INDONESIA: THE SUSPECTED GROUND COMMANDER OF BALI BOMBINGS HAS ADMITTED HE KNEW ISLAMIC MILITANT HAMBALI WANTED BY INDONESIANA OVER TERROR CASES
Record ID:
358836
INDONESIA: THE SUSPECTED GROUND COMMANDER OF BALI BOMBINGS HAS ADMITTED HE KNEW ISLAMIC MILITANT HAMBALI WANTED BY INDONESIANA OVER TERROR CASES
- Title: INDONESIA: THE SUSPECTED GROUND COMMANDER OF BALI BOMBINGS HAS ADMITTED HE KNEW ISLAMIC MILITANT HAMBALI WANTED BY INDONESIANA OVER TERROR CASES
- Date: 27th November 2002
- Summary: (U2) SOLO, CENTRAL JAVA, INDONESIA (RECENT - NOVEMBER 24, 2002) (REUTERS-ACCESS ALL) 1. PAN EXTERIOR OF IMAM SAMUDRA'S HOUSE IN SOLO 0.06 2. SLV/SV POLICE AND JOURNALISTS OUTSIDE POLICE STATION (2 SHOTS) 0.15 3. SV/CU MATERIALS SEIZED FROM SAMUDRA'S HOUSE (7 SHOTS) 0.52 4. SLV/SV/CU OF POLICE CHECKING FINGERPRINT FROM MATERIALS SEIZ
- Embargoed: 12th December 2002 12:00
- Keywords:
- Location: SOLO AND JAKARTA, INDONESIA
- Country: Indonesia
- Reuters ID: LVA8ABT3OMCQEO0XQLFLG7S724NE
- Story Text: The suspected ground commander of last month's deadly
Bali bombings has admitted he knew Islamic militant Hambali,
wanted by Indonesia and several other countries over terror
cases, police said on Wednesday.
National Police chief General Da'i Bachtiar said Imam
Samudra, whom authorities identify as a top planner and the
ground commander of the October 12 attacks that killed 185
people, first denied any links to Hambali, alleged operational
leader of Jemaah Islamiah, a Southeast Asian militant group
linked to Al Qaeda.
"Imam Samudra's and Amrozi's statements are similar. Imam
Samudra has told us much, but many is still hidden, for
instance he didn't say that he knew Hambali before. But, after
we backed it with evidence and other findings, he then
confessed, 'Yes, I know Hambali," Bachtiar told reporters on
Wednesday (November 27), declining to elaborate on details of
the connection.
The 35-year old Samudra was arrested last week near
Jakarta as he tried to board a ferry heading for the island of
Sumatra.
Police say Samudra has confessed to participating in the
Bali attacks. They also have said he admitted his involvement
in blasts that rocked churches in several Indonesian cities on
Christmas Eve 2000.
Hambali is also wanted for involvement in the church
attacks.
Asked whether Samudra has described his links to another
Christmas bombing suspect, Abu Bakar Bashir, whom several
Southeast Asian nations say is Jemaah Islamiah's spiritual
leader, the police general said: "Now he hasn't told us."
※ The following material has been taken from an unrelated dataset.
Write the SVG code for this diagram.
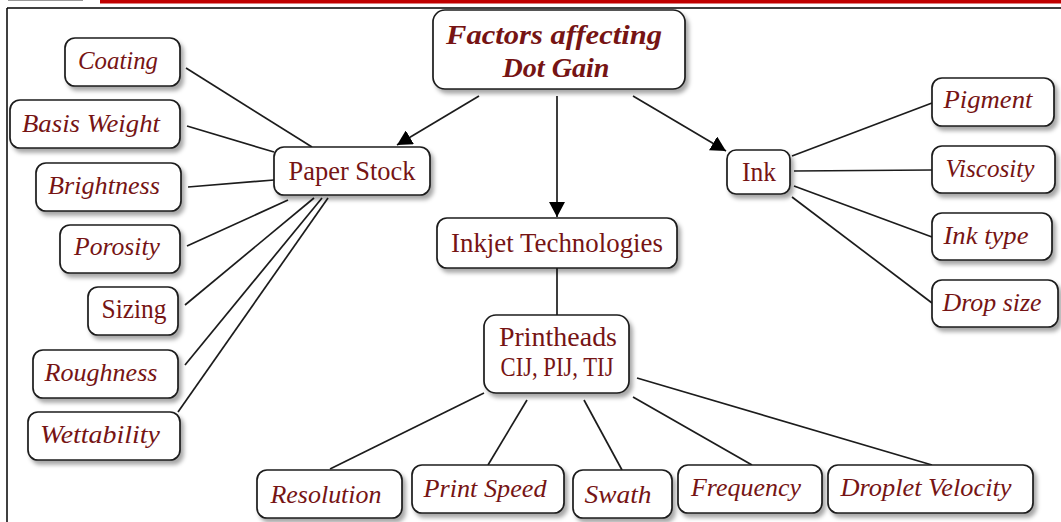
<svg xmlns="http://www.w3.org/2000/svg" width="1061" height="522" viewBox="0 0 1061 522">
<style>
.box{fill:#fff;stroke:#1c1c1c;stroke-width:1.7;filter:url(#sh)}
.t{font-family:"Liberation Serif","Times New Roman",serif;fill:#761414;text-anchor:middle}
.it{font-style:italic;font-size:26px}
.rg{font-size:27px}
.ti{font-style:italic;font-weight:bold;font-size:28px}
.ln{stroke:#1c1c1c;stroke-width:1.7;fill:none}
</style>
<defs>
<filter id="sh" x="-20%" y="-20%" width="140%" height="150%">
<feDropShadow dx="3" dy="4" stdDeviation="2" flood-color="#000" flood-opacity="0.35"/>
</filter>
<marker id="ar" markerUnits="userSpaceOnUse" markerWidth="16" markerHeight="16" refX="15" refY="8" orient="auto">
<path d="M0,0 L15,8 L0,16 z" fill="#000"/>
</marker>
</defs>
<rect x="0" y="0" width="1061" height="522" fill="#fff"/>
<rect x="100" y="0" width="961" height="3.5" fill="#c00000"/>
<line x1="8" y1="0.5" x2="83" y2="0.5" stroke="#555" stroke-width="1" opacity="0.6"/>
<line x1="7" y1="8" x2="1061" y2="8" stroke="#000" stroke-width="1.5"/>
<line x1="7" y1="8" x2="7" y2="522" stroke="#000" stroke-width="1.5"/>

<g id="connectors">
<line class="ln" x1="479" y1="96" x2="397" y2="145" marker-end="url(#ar)"/>
<line class="ln" x1="557" y1="96" x2="557" y2="217" marker-end="url(#ar)"/>
<line class="ln" x1="633" y1="96" x2="726" y2="151" marker-end="url(#ar)"/>
<line class="ln" x1="186" y1="68" x2="312" y2="147"/>
<line class="ln" x1="187" y1="126" x2="274" y2="152"/>
<line class="ln" x1="188" y1="187" x2="274" y2="180"/>
<line class="ln" x1="187" y1="246" x2="288" y2="200"/>
<line class="ln" x1="185" y1="305" x2="314" y2="198"/>
<line class="ln" x1="185" y1="365" x2="322" y2="198"/>
<line class="ln" x1="178" y1="412" x2="328" y2="198"/>
<line class="ln" x1="557" y1="268" x2="557" y2="315"/>
<line class="ln" x1="792" y1="156" x2="932" y2="103"/>
<line class="ln" x1="794" y1="171" x2="932" y2="170"/>
<line class="ln" x1="794" y1="186" x2="932" y2="237"/>
<line class="ln" x1="792" y1="197" x2="932" y2="303"/>
<line class="ln" x1="484" y1="393" x2="330" y2="469"/>
<line class="ln" x1="527" y1="400" x2="488" y2="465"/>
<line class="ln" x1="584" y1="400" x2="622" y2="470"/>
<line class="ln" x1="633" y1="397" x2="752" y2="465"/>
<line class="ln" x1="637" y1="378" x2="932" y2="465"/>
</g>

<g id="title"><rect class="box" x="433" y="10" width="252" height="79" rx="12"/>
<text class="t ti" x="554" y="44" textLength="216" lengthAdjust="spacingAndGlyphs">Factors affecting</text>
<text class="t ti" x="556" y="77" textLength="107" lengthAdjust="spacingAndGlyphs">Dot Gain</text></g>

<g id="paper-stock"><rect class="box" x="274" y="147" width="156" height="48" rx="10"/>
<text class="t rg" x="352" y="180" textLength="127" lengthAdjust="spacingAndGlyphs">Paper Stock</text></g>

<g id="coating"><rect class="box" x="65" y="38" width="115" height="48" rx="10"/>
<text class="t it" x="118" y="69" textLength="80" lengthAdjust="spacingAndGlyphs">Coating</text></g>

<g id="basis-weight"><rect class="box" x="10" y="100" width="170" height="48" rx="10"/>
<text class="t it" x="91" y="132" textLength="138" lengthAdjust="spacingAndGlyphs">Basis Weight</text></g>

<g id="brightness"><rect class="box" x="36" y="163" width="145" height="48" rx="10"/>
<text class="t it" x="104" y="194" textLength="112" lengthAdjust="spacingAndGlyphs">Brightness</text></g>

<g id="porosity"><rect class="box" x="60" y="225" width="120" height="48" rx="10"/>
<text class="t it" x="117" y="255" textLength="86" lengthAdjust="spacingAndGlyphs">Porosity</text></g>

<g id="sizing"><rect class="box" x="88" y="287" width="90" height="48" rx="10"/>
<text class="t rg" x="134" y="318" textLength="65" lengthAdjust="spacingAndGlyphs">Sizing</text></g>

<g id="roughness"><rect class="box" x="33" y="350" width="145" height="48" rx="10"/>
<text class="t it" x="101" y="381" textLength="113" lengthAdjust="spacingAndGlyphs">Roughness</text></g>

<g id="wettability"><rect class="box" x="28" y="412" width="152" height="48" rx="10"/>
<text class="t it" x="100" y="443" textLength="120" lengthAdjust="spacingAndGlyphs">Wettability</text></g>

<g id="inkjet"><rect class="box" x="437" y="218" width="240" height="50" rx="10"/>
<text class="t rg" x="557" y="252" textLength="212" lengthAdjust="spacingAndGlyphs">Inkjet Technologies</text></g>

<g id="printheads"><rect class="box" x="484" y="315" width="145" height="78" rx="12"/>
<text class="t rg" x="558" y="346" textLength="118" lengthAdjust="spacingAndGlyphs">Printheads</text>
<text class="t rg" x="557" y="376" textLength="113" lengthAdjust="spacingAndGlyphs">CIJ, PIJ, TIJ</text></g>

<g id="ink"><rect class="box" x="727" y="150" width="63" height="44" rx="9"/>
<text class="t rg" x="759" y="181" textLength="34" lengthAdjust="spacingAndGlyphs">Ink</text></g>

<g id="pigment"><rect class="box" x="932" y="78" width="122" height="48" rx="10"/>
<text class="t it" x="988" y="108" textLength="89" lengthAdjust="spacingAndGlyphs">Pigment</text></g>

<g id="viscosity"><rect class="box" x="932" y="146" width="123" height="47" rx="10"/>
<text class="t it" x="990" y="177" textLength="89" lengthAdjust="spacingAndGlyphs">Viscosity</text></g>

<g id="ink-type"><rect class="box" x="932" y="213" width="120" height="47" rx="10"/>
<text class="t it" x="986" y="244" textLength="85" lengthAdjust="spacingAndGlyphs">Ink type</text></g>

<g id="drop-size"><rect class="box" x="932" y="280" width="126" height="47" rx="10"/>
<text class="t it" x="992" y="311" textLength="99" lengthAdjust="spacingAndGlyphs">Drop size</text></g>

<g id="resolution"><rect class="box" x="257" y="470" width="145" height="48" rx="10"/>
<text class="t it" x="326" y="503" textLength="111" lengthAdjust="spacingAndGlyphs">Resolution</text></g>

<g id="print-speed"><rect class="box" x="412" y="465" width="152" height="48" rx="10"/>
<text class="t it" x="485" y="497" textLength="123" lengthAdjust="spacingAndGlyphs">Print Speed</text></g>

<g id="swath"><rect class="box" x="573" y="470" width="99" height="48" rx="10"/>
<text class="t it" x="618" y="503" textLength="67" lengthAdjust="spacingAndGlyphs">Swath</text></g>

<g id="frequency"><rect class="box" x="678" y="465" width="144" height="48" rx="10"/>
<text class="t it" x="746" y="496" textLength="110" lengthAdjust="spacingAndGlyphs">Frequency</text></g>

<g id="droplet-velocity"><rect class="box" x="828" y="465" width="205" height="48" rx="10"/>
<text class="t it" x="926" y="496" textLength="171" lengthAdjust="spacingAndGlyphs">Droplet Velocity</text></g>
</svg>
Bashir who is staying in a police hospital as a detainee,
has denied any wrongdoing or knowledge of Jemaah Islamiah.
Police only got answers from him to a few questions earlier
this month before he refused to cooperate with investigators
until a set of conditions are met.
Police have not said either Hambali or Bashir was part of
the Bali bomb plot.
Indonesian police say they have arrested 15 people so far
during investigations over the blasts on Indonesia's paradise
island, but it is unclear how many are directly implicated.
Samudra is currently being held in police headquarters in
Jakarta and it is unclear when police will bring him to Bali,
where the first arrested Bali suspect Amrozi is now being
detained and where they say Samudra and other suspects will
eventually be moved.
Meanwhile Indonesia police continued their investigation.
On Sunday (November 24), police checked weapons and
ammunition, and Osama bin Laden tapes, VCDs, and books found
at Samudra's rented house in Solo.
Police have based much of their investigation on
confessions they say have spilled from Amrozi. Police say most
of his statements match with Samudra's confession, but a few
discrepancies have appeared.
One startling revelation after Samudra's arrest was an
assertion by him that the blast in Paddy's Pub, one of the two
bombed nightclubs in Bali's famed Kuta tourist area, was a
suicide bombing.
Police had said previously they thought the bomb was
planted by a man who is on their wanted list.
The suggestion of a suicide bomber has added a new
dimension to the threat posed by Islamic militants in the
region, Australian police have said.